==== Entries provided ====

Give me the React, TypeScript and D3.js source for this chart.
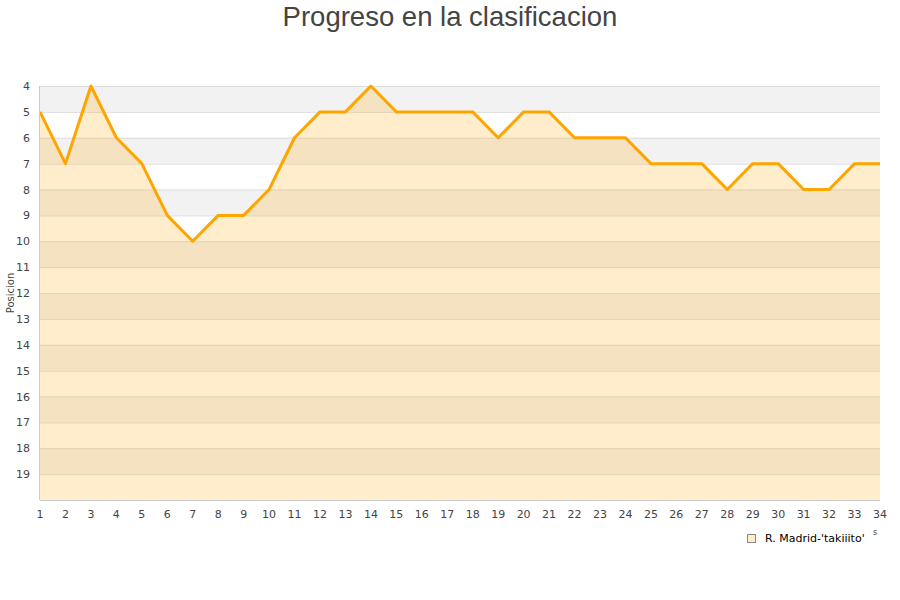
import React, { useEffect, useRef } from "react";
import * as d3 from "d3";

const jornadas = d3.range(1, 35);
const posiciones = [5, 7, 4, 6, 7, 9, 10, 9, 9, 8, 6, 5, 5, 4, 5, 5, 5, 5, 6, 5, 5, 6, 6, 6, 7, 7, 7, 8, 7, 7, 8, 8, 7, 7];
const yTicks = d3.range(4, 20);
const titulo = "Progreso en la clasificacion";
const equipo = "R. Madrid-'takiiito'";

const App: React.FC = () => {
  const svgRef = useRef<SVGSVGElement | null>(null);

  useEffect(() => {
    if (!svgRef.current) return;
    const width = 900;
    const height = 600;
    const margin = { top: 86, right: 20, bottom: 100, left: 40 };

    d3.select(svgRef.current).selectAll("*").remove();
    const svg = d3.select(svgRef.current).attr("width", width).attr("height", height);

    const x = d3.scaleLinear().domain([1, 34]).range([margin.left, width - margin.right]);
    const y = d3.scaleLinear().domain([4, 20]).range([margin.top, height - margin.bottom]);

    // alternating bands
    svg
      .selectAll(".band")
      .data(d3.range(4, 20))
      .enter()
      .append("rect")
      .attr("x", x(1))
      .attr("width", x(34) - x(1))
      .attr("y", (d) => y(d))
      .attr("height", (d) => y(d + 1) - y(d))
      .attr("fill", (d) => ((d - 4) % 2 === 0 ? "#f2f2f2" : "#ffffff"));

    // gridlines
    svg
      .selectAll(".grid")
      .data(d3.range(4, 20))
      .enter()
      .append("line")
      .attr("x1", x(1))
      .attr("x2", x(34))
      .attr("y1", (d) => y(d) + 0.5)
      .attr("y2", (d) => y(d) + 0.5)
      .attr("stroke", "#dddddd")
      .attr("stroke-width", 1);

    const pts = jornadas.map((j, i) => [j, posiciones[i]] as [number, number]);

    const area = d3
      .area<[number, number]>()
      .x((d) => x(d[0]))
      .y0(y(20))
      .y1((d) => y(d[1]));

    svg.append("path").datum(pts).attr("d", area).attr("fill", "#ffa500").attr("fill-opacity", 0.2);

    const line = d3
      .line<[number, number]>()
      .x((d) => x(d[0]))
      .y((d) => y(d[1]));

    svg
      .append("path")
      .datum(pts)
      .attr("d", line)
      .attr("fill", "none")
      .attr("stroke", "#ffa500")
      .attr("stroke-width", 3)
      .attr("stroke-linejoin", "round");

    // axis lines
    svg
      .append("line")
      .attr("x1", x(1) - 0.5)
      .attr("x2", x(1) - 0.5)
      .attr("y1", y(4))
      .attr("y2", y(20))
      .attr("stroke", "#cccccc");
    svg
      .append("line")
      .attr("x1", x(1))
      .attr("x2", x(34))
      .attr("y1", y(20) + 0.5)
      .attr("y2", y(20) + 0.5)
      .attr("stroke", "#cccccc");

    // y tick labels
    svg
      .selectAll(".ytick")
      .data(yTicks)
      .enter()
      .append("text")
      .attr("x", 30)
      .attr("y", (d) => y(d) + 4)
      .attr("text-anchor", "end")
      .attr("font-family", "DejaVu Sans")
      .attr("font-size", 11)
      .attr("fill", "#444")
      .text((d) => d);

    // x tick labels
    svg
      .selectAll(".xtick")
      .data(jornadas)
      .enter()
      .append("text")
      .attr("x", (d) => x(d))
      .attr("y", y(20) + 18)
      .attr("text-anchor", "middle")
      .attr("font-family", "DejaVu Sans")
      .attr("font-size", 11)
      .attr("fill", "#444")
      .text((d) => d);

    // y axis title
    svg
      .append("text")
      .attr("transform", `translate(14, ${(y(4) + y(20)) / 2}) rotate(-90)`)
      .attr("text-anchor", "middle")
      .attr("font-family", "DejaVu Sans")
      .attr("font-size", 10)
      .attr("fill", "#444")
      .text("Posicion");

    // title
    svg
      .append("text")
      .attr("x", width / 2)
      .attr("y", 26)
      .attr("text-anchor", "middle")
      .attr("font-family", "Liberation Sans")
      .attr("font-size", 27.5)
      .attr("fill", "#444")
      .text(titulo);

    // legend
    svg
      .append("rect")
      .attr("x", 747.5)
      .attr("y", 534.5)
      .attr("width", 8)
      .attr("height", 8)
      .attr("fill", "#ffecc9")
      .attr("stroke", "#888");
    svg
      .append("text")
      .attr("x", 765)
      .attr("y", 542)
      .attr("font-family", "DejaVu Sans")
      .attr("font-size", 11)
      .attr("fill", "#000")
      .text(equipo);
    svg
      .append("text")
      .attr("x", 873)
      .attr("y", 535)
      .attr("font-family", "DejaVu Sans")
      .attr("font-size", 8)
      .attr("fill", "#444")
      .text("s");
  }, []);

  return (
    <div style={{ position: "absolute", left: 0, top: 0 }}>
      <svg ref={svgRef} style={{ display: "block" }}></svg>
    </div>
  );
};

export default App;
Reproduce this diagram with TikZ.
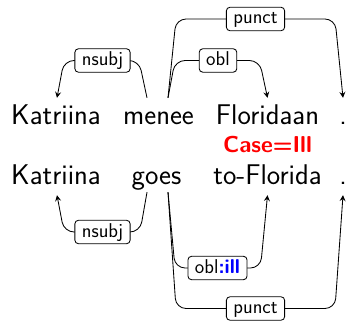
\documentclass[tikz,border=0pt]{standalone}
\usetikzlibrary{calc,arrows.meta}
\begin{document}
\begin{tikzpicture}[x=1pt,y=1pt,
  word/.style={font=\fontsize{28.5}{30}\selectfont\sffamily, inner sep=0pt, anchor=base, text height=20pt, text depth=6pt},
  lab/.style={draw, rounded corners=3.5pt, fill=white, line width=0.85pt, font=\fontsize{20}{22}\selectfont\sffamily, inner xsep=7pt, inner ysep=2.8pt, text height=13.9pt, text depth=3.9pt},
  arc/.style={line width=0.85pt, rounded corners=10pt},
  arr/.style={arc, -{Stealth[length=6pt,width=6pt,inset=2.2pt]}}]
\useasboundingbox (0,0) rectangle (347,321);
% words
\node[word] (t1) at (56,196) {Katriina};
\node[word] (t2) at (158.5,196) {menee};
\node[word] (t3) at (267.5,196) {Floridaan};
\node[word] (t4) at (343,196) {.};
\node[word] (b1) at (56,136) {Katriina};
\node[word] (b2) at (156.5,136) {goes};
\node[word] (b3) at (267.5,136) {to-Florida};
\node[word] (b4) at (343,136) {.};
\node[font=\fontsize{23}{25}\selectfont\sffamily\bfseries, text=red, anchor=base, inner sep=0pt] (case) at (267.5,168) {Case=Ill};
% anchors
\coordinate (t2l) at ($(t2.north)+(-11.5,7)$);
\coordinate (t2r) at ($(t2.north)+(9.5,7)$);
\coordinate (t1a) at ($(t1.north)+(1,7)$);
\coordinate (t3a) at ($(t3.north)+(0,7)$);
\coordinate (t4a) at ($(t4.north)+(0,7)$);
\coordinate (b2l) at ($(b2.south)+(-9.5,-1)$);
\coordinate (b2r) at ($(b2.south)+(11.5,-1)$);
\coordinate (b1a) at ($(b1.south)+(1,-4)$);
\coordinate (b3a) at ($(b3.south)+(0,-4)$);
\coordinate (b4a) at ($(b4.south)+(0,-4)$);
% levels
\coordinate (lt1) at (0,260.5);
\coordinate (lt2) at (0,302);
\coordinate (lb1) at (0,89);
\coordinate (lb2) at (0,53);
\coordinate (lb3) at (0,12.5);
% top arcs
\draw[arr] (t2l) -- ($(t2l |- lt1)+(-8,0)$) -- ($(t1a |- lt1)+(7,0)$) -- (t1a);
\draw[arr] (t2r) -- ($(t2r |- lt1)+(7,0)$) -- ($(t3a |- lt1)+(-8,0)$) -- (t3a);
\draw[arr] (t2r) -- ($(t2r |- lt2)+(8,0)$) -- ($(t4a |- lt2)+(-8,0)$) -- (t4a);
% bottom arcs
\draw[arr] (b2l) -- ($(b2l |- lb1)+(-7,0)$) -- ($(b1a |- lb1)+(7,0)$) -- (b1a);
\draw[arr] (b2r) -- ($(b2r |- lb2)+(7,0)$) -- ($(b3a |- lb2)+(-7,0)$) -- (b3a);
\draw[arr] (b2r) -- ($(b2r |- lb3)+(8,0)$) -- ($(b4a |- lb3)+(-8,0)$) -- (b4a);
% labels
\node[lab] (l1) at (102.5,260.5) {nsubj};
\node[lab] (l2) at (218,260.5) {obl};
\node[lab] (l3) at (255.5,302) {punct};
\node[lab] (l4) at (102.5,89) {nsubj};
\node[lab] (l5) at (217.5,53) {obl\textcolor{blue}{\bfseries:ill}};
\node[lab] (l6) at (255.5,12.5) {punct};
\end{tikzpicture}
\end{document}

====

Task instructions>
List the lines of the records where "this" occurs.

The response>
Give me the React, TypeScript and D3.js source for this chart.
Reproduce this diagram with TikZ.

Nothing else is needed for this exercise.